8. Waiting too long to compare alternatives
When you find a workable structure, compare it thoroughly before seasonal demand or limited inventory changes the math. You do not need to rush blindly, but delaying the comparison stage can narrow your options.
When to revisit
This is a topic worth revisiting whenever your trip inputs change, because small changes can alter the best booking strategy.
Come back to this checklist when:
- Your trip shifts from two cities to three or more. That often changes the balance between open-jaw and true multi-city booking.
- Your travel dates move.
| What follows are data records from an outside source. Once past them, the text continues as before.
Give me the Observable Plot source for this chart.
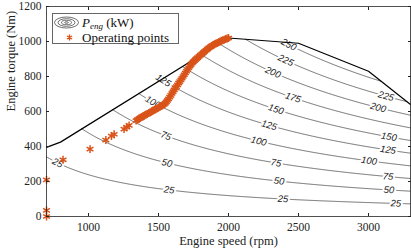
<!DOCTYPE html>
<html><head><meta charset="utf-8">
<script src="https://cdn.jsdelivr.net/npm/d3@7"></script>
<script src="https://cdn.jsdelivr.net/npm/@observablehq/plot@0.6"></script>
<style>
body{margin:0;background:#fff;}
#wrap{position:relative;width:411px;height:251px;overflow:hidden;}
#legend{position:absolute;left:52px;top:13px;width:125px;height:29px;border:0.8px solid #666;background:#fff;font-family:"Liberation Serif",serif;font-size:13px;color:#111;}
#legend .row{position:absolute;left:0;height:13px;line-height:13px;white-space:nowrap;}
#legend svg{position:absolute;}
#legend .txt{position:absolute;left:29px;top:0;}
#legend sub{font-size:9px;font-style:italic;line-height:0;vertical-align:-2px;}
</style></head><body><div id="wrap"><div id="legend">
<div class="row" style="top:2px;width:125px"><svg width="28" height="13" style="left:0;top:0"><g fill="none" stroke="#333" stroke-width="0.7"><ellipse cx="13.5" cy="6.5" rx="12" ry="5.5"/><ellipse cx="13.5" cy="6.5" rx="8.5" ry="3.8"/><ellipse cx="13.5" cy="6.5" rx="5" ry="2.2"/><ellipse cx="13.5" cy="6.5" rx="1.8" ry="0.8"/></g></svg><span class="txt"><i>P</i><sub>eng</sub>&nbsp;(kW)</span></div>
<div class="row" style="top:17px;width:125px"><svg width="28" height="13" style="left:0;top:0"><g stroke="#D95319" stroke-width="1.4"><path d="M16.5,3.5v6M13.9,5l5.2,3M13.9,8l5.2,-3"/></g></svg><span class="txt">Operating points</span></div>
</div></div>
<script>
const powerLevels = [25, 50, 75, 100, 125, 150, 175, 200, 225, 250];
const maxTorqueSpeed = [700, 800, 2000, 2500, 3000, 3300];
const maxTorqueValue = [395, 425, 1020, 990, 830, 640];
const opSpeed = [700, 700, 700, 818, 1011, 1124, 1164, 1183, 1254, 1274, 1290,
  1340, 1350, 1362, 1371, 1380, 1390, 1400, 1410, 1420, 1430, 1440, 1450, 1460, 1470,
  1480, 1490, 1500, 1510, 1520, 1530, 1540, 1548, 1556, 1564,
  1572, 1580, 1588, 1596, 1604, 1612, 1620, 1628, 1636, 1644, 1652, 1660, 1668, 1676,
  1684, 1692, 1700, 1708, 1716, 1724, 1732, 1740, 1748, 1756, 1764, 1772, 1780,
  1790, 1800, 1810, 1820, 1830, 1840, 1850, 1860, 1870, 1880, 1890, 1900, 1910,
  1920, 1930, 1940, 1950, 1960, 1970, 1980, 1990, 2000];
const opTorque = [0, 35, 209, 324, 385, 437, 460, 470, 499, 511, 521,
  548, 553, 560, 564, 568, 573, 577, 582, 586, 591, 595, 600, 604, 609,
  613, 618, 622, 627, 632, 636, 641, 647, 655, 663,
  672, 682, 692, 703, 713, 723, 733, 742, 752, 762, 771, 781, 790, 800,
  810, 820, 830, 840, 850, 859, 868, 876, 884, 890, 896, 902, 908,
  915, 922, 929, 936, 943, 950, 957, 963, 969, 975, 980, 984, 988,
  992, 996, 1000, 1004, 1007, 1011, 1014, 1017, 1020];
const labelSpeed = [780, 1575, 2389, 3196, 1560, 2361, 3146, 1553, 2339, 3139,
  1460, 2216, 3003, 1535, 2290, 3139, 2339, 3146, 2460, 2318, 3069, 2409, 3125, 2431];
const labelLevel = [25, 25, 25, 25, 50, 50, 50, 75, 75, 75,
  100, 100, 100, 125, 125, 125, 150, 150, 175, 200, 200, 225, 225, 250];
const xTicks = [1000, 1500, 2000, 2500, 3000];
const yTicks = [0, 200, 400, 600, 800, 1000, 1200];

const W = 411, H = 251, mL = 46, mR = 1, mT = 6, mB = 35;
const xDom = [700, 3300], yDom = [0, 1200];
const kx = (W - mL - mR) / (xDom[1] - xDom[0]);
const ky = (H - mT - mB) / (yDom[1] - yDom[0]);
const torqueOf = (P, n) => P * 60000 / (2 * Math.PI * n);
const maxT = d3.scaleLinear().domain(maxTorqueSpeed).range(maxTorqueValue);

const maxRows = maxTorqueSpeed.map((n, i) => ({n, T: maxTorqueValue[i]}));
const opRows = opSpeed.map((n, i) => ({n, T: opTorque[i]}));

const contourRows = [];
for (const P of powerLevels) {
  let seg = 0, prevIn = null, prevN = null;
  const inside = n => torqueOf(P, n) <= maxT(n);
  for (let n = xDom[0]; n <= xDom[1]; n += 5) {
    const isIn = inside(n);
    if (prevIn !== null && isIn !== prevIn) {
      let a = prevN, b = n;
      for (let k = 0; k < 30; k++) { const m = (a + b) / 2; if (inside(m) === prevIn) a = m; else b = m; }
      const c = (a + b) / 2;
      if (isIn) { seg++; contourRows.push({n: c, T: torqueOf(P, c), z: P + "_" + seg}); }
      else contourRows.push({n: c, T: torqueOf(P, c), z: P + "_" + seg});
    }
    if (isIn) contourRows.push({n, T: torqueOf(P, n), z: P + "_" + seg});
    prevIn = isIn; prevN = n;
  }
}
const labelRows = labelSpeed.map((n, i) => {
  const P = labelLevel[i], T = torqueOf(P, n);
  const slope = (ky / kx) * T / n;
  return {n, T, P, angle: Math.atan(slope) * 180 / Math.PI};
});

const serif = "'Liberation Serif', serif";
const chart = Plot.plot({
  width: W, height: H, marginLeft: mL, marginRight: mR, marginTop: mT, marginBottom: mB,
  style: {fontFamily: serif, fontSize: "11.5px", background: "white", color: "#222"},
  x: {domain: xDom, label: null},
  y: {domain: yDom, label: null},
  marks: [
    Plot.line(contourRows, {x: "n", y: "T", z: "z", stroke: "#333", strokeWidth: 0.7}),
    Plot.text(labelRows, {x: "n", y: "T", text: d => String(d.P), rotate: "angle",
      fontSize: 9.5, fontStyle: "italic", fontFamily: "'Liberation Sans', sans-serif",
      fill: "#222", stroke: "white", strokeWidth: 4, paintOrder: "stroke"}),
    Plot.line(maxRows, {x: "n", y: "T", stroke: "#000", strokeWidth: 1.2}),
    Plot.dot(opRows, {x: "n", y: "T", symbol: "asterisk", r: 3.7, stroke: "#D95319", strokeWidth: 1.5}),
    Plot.frame({stroke: "#262626", strokeWidth: 0.8}),
    Plot.axisX({ticks: xTicks, tickSize: -3, tickPadding: 9, tickFormat: d => String(d), label: null, fontSize: 11.5, fontFamily: serif}),
    Plot.axisX({anchor: "top", ticks: xTicks, tickSize: -3, tickFormat: () => "", label: null}),
    Plot.axisY({ticks: yTicks, tickSize: -3, tickPadding: 8, tickFormat: d => String(d), label: null, fontSize: 11.5, fontFamily: serif}),
    Plot.axisY({anchor: "right", ticks: yTicks, tickSize: -3, tickFormat: () => "", label: null}),
    Plot.text(["Engine speed (rpm)"], {frameAnchor: "bottom", dy: 28, fontSize: 12.5, fill: "#222"}),
    Plot.text(["Engine torque (Nm)"], {frameAnchor: "left", dx: -36, rotate: -90, fontSize: 12.5, fill: "#222"})
  ]
});
document.getElementById("wrap").prepend(chart);
</script></body></html>
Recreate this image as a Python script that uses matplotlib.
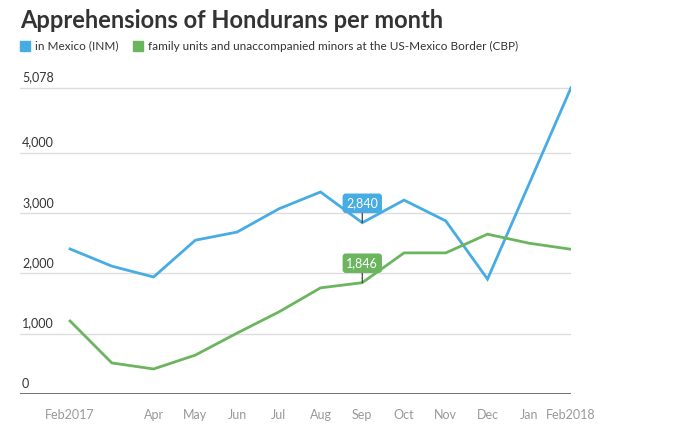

Even a one-day shift can produce different fare combinations and connection options.
- You add bags, children, or special seating needs. Fare comparisons that looked close can separate quickly once fees are included.
- You switch from carry-on only to checked luggage. This especially affects low-cost regional segments.
- You notice a route now has better nonstop or alliance options. Tool results and routing availability can change over time.
- You are booking before major holiday, summer, or school-break planning cycles. That is the right time to rerun the structure comparison, not just the price.
- You change your risk tolerance. A traveler willing to self-transfer on a solo trip may prefer a more protected itinerary with family or on a time-sensitive journey.
Use this practical reset before booking:
- Write the trip as cities and dates, not flights.
- Choose your ideal structure: multi-city, open-jaw, or split ticket.
- Price at least three versions of the itinerary.
- Add all likely extras to each version.
- Downgrade any plan that relies on unrealistic self-transfers.
- Choose the option with the best balance of cost, simplicity, and protection.
If you want a final rule of thumb, it is this: the cheapest multi-city airfare is not always the lowest number on the screen. The better deal is the itinerary you can actually take with confidence, without paying surprise costs later. That is how to book multi city flights without overpaying—and why this checklist remains useful every time your route, tools, or travel style changes.